Advanced detector fuels discovery by allowing users to collect massive datasets in less time.
The National Synchrotron Light Source II (NSLS-II), a DOE Office of Science User Facility at the U.S. Department of Energy’s Brookhaven National Laboratory, is a truly international resource. Geoscientists from Australia and France recently trekked across the globe to aim NSLS-II’s tiny, intense beams of x-ray light at thin samples of nickel-rich mineral gathered from a mine in far-off Siberia. They scanned these slices of geological material to see what other chemical elements were associated with the nickel.
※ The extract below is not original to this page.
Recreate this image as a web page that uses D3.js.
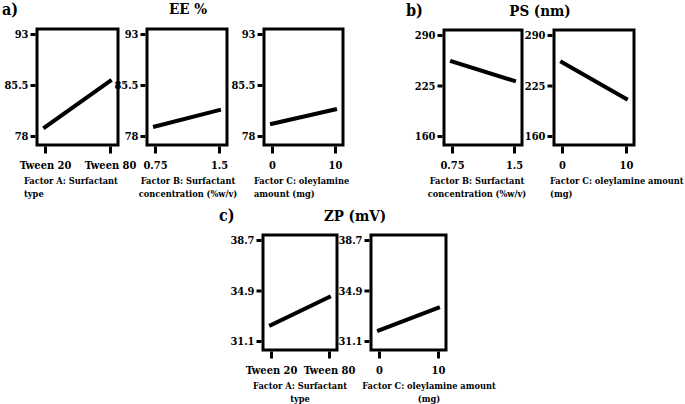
<!DOCTYPE html>
<html><head><meta charset="utf-8">
<script src="https://cdn.jsdelivr.net/npm/d3@7"></script>
<style>
html,body{margin:0;padding:0;background:#fff;}
</style></head>
<body><svg id="c" width="685" height="404"></svg>
<script>
// ---------- data ----------
const eeTicks = [78, 85.5, 93];
const psTicks = [160, 225, 290];
const zpTicks = [31.1, 34.9, 38.7];

const surfactantType = ["Tween 20", "Tween 80"];
const surfactantConc = ["0.75", "1.5"];
const oleylamineAmt  = ["0", "10"];

const eeVsA = [79.3, 86.1];
const eeVsB = [79.4, 81.8];
const eeVsC = [79.8, 81.9];
const psVsB = [256, 231];
const psVsC = [255, 208];
const zpVsA = [32.3, 34.4];
const zpVsC = [31.9, 33.6];

const titleA = ["Factor A: Surfactant", "type"];
const titleB = ["Factor B: Surfactant", "concentration (%w/v)"];
const titleC1 = ["Factor C: oleylamine", "amount (mg)"];
const titleC2 = ["Factor C: oleylamine amount", "(mg)"];

// ---------- layout ----------
const FONT = "'DejaVu Serif Condensed', 'DejaVu Serif', serif";
const panels = [
  {left:37,  top:29,  w:81, h:116, cats:surfactantType, vals:eeVsA, ticks:eeTicks, title:titleA,  align:"start",  tx:24},
  {left:147, top:29,  w:80, h:116, cats:surfactantConc, vals:eeVsB, ticks:eeTicks, title:titleB,  align:"middle", tx:188},
  {left:264, top:29,  w:79, h:116, cats:oleylamineAmt,  vals:eeVsC, ticks:eeTicks, title:titleC1, align:"start",  tx:254},
  {left:444, top:30,  w:78, h:115, cats:surfactantConc, vals:psVsB, ticks:psTicks, title:titleB,  align:"middle", tx:477},
  {left:554, top:30,  w:80, h:115, cats:oleylamineAmt,  vals:psVsC, ticks:psTicks, title:titleC2, align:"start",  tx:550},
  {left:263, top:235, w:74, h:115, cats:surfactantType, vals:zpVsA, ticks:zpTicks, title:titleA,  align:"middle", tx:300},
  {left:371, top:235, w:75, h:115, cats:oleylamineAmt,  vals:zpVsC, ticks:zpTicks, title:titleC2, align:"middle", tx:429}
];

const svg = d3.select("#c");

panels.forEach(p => {
  const g = svg.append("g");
  const right = p.left + p.w, bottom = p.top + p.h;
  const y = d3.scaleLinear().domain([p.ticks[0], p.ticks[2]]).range([bottom - 9, p.top + 5]);
  const x = d3.scalePoint().domain(p.cats).range([p.left + 8, right - 8]);

  g.append("rect").attr("x", p.left).attr("y", p.top).attr("width", p.w).attr("height", p.h)
    .attr("fill", "#fff").attr("stroke", "#000").attr("stroke-width", 3);

  const ya = g.append("g").attr("transform", `translate(${p.left - 1.5},0)`)
    .call(d3.axisLeft(y).tickValues(p.ticks).tickSize(5).tickPadding(2).tickFormat(d => String(d)));
  ya.attr("font-family", FONT).attr("font-weight", "bold").attr("font-size", 11);
  ya.select(".domain").remove();
  ya.selectAll(".tick line").attr("stroke", "#000").attr("stroke-width", 3);
  ya.selectAll(".tick text").attr("fill", "#000");

  const xa = g.append("g").attr("transform", `translate(0,${bottom + 1.5})`)
    .call(d3.axisBottom(x).tickSize(7).tickPadding(8));
  xa.attr("font-family", FONT).attr("font-weight", "bold").attr("font-size", 11);
  xa.select(".domain").remove();
  xa.selectAll(".tick line").attr("stroke", "#000").attr("stroke-width", 3);
  xa.selectAll(".tick text").attr("fill", "#000");

  const line = d3.line().x(d => x(d[0])).y(d => y(d[1]));
  g.append("path").datum(p.cats.map((c, i) => [c, p.vals[i]]))
    .attr("d", line).attr("fill", "none").attr("stroke", "#000")
    .attr("stroke-width", 4).attr("stroke-linecap", "square");

  p.title.forEach((t, i) => {
    g.append("text").attr("x", p.tx).attr("y", bottom + 39 + i * 13)
      .attr("font-family", FONT).attr("font-weight", "bold")
      .attr("text-anchor", p.align).attr("font-size", 9.2).text(t);
  });
});

const headings = [
  {t:"a)", x:2, y:15, s:16, a:"start"},
  {t:"EE %", x:188, y:14, s:15, a:"middle"},
  {t:"b)", x:406, y:16, s:16, a:"start"},
  {t:"PS (nm)", x:540, y:16, s:15, a:"middle"},
  {t:"c)", x:219, y:221, s:16, a:"start"},
  {t:"ZP (mV)", x:355, y:221, s:15, a:"middle"}
];
headings.forEach(h => svg.append("text").attr("x", h.x).attr("y", h.y)
  .attr("font-family", FONT).attr("font-weight", "bold")
  .attr("font-size", h.s).attr("text-anchor", h.a).text(h.t));
</script></body></html>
The group also examined slices of minerals grown in a lab, and compared results from the two sample suites to learn how massive metal deposits form.
Their experiment was the first to use a newly installed x-ray detector, called Maia, mounted at NSLS-II’s Submicron Resolution X-Ray Spectroscopy (SRX) beamline. Scientists from around the world come to SRX to create high-definition images of mineral deposits, aerosols, algae—just about anything they need to examine with millionth-of-a-meter resolution. Maia, developed by a collaboration between NSLS-II, Brookhaven’s Instrumentation Division and Australia’s Commonwealth Scientific and Industrial Research Organization (CSIRO), can scan centimeter-scale sample areas at micron scale resolution in just a few hours—a process that used to take weeks.